Global Briefing, Jan. 23 2012: Syria, Sendai and Sarkozy

  • Share
  • Read Later
Syrian President Bashar Assad speaking during a Ramadan Iftar banquet in honor of Muslim clergymen, in Damascus, Syria, 24 August 2011. (Photo: SANA / EPA)

Juvenile Injustice — The Guardian examines accusations that Israel’s military justice system mistreats Palestinian children. The special report, based on interviews and affidavits given by minors to an international human rights organization, claims Israeli soldiers arrest between 500 and 700 Palestinian minors each year, mostly for throwing stones. “Their statements show a pattern of night-time arrests, hands bound with plastic ties, blindfolding, physical and verbal abuse, and threats,” the newspaper writes.

Split on Syria —The Arab League’s latest peace plan for Syria, which calls on Syrian President Bashar al-Assad to step down within two weeks, dominates the dailies. The Washington Post says the move reflects “growing Arab frustration with Assad’s failure to implement the terms of a peace plan.” The New York Times’ take: “…the proposal reflected divisions within the Arab League over how to confront the Syrian crisis, as well as the league’s mounting sense of helplessness as the death toll mounts.” And TIME’s Rania Abouzeid notes that, “the plan is bold but there is one clear catch: Assad must agree to it.” Syria rejected the plan on Monday.

Boom Town —  Tokyo correspondent Krista Mahr re-visits the town of Sendai in Japan’s rural northeast. Almost a year after the devastating earthquake and tsunami, the city is being revitalized by billions of yen earmarked for reconstruction. “Everyone is running on loans,” one man says.  Which raises a tough, but important, question: What happens when the money runs out?

Time to Talk —The Associated Press exclusively reveals that the U.S. has started talking to an insurgent group in Afghanistan. Top-level officials have allegedly held meetings with a representative of former Afghan prime minister and longtime warlord Gulbuddin Hekmatyar, branded a terrorist by Washington. Dr. Ghairat Baheer, his son-in-law, told the AP that he had met separately with David Petraeus, former commander of NATO forces in Afghanistan who is now CIA director, and had face-to-face discussions with U.S. Ambassador Ryan Crocker and U.S. Marine Gen. John Allen, currently the top commander in the country.

Nigerian Nightmare — After decades of corruption and misrule, 178 people have been killed in a series of recent attacks on state buildings and churches in the Nigerian city, Kano. In the Guardian, Chika Unigwe argues that the violence isn’t simply a symptom of religious divide; it’s the targeted work of one extremist group, the Boko Haram.

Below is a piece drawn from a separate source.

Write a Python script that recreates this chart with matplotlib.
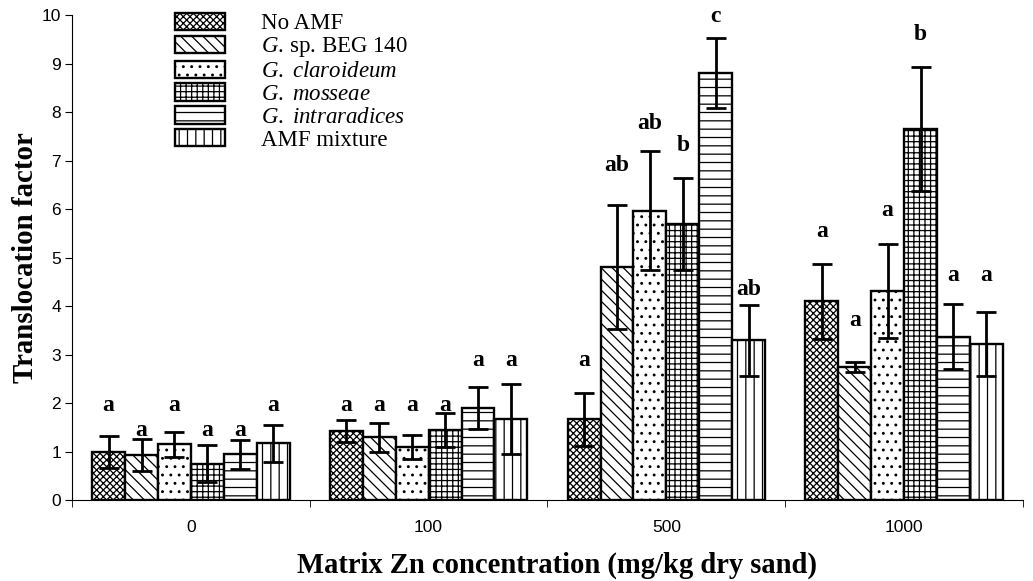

French Revolution — The presidential candidate for France’s Socialist Party, François Hollande, is ahead in the polls with three months to go before voting begins on April 22. But, reports the New York Times, his lead over the unpopular incumbent, Nicolas Sarkozy, is shrinking as Hollande faces criticisms of being bland. So he’s doing what any savvy socialist would arguably do: passionately demanding change and attacking the finance system. But will it be enough to hold onto his lead?

Is The Bloc Back? — Despite the euro’s recent debt turmoil, the majority of Croatians voted for joining the E.U. Sunday. With 66 percent of the voters choosing yes, the country seems headed for membership, expected in July 2013. While enthusiasm for the E.U. has been waning in the wake of the multi-state recession and defaulting countries, Croatia’s keenness to join still suggests the bloc has some allure. “The European Union gives us a ticket to the world in which we can be successful,” Davor Majetic, head of the Croatian Association of Entrepreneurs, told Business Week.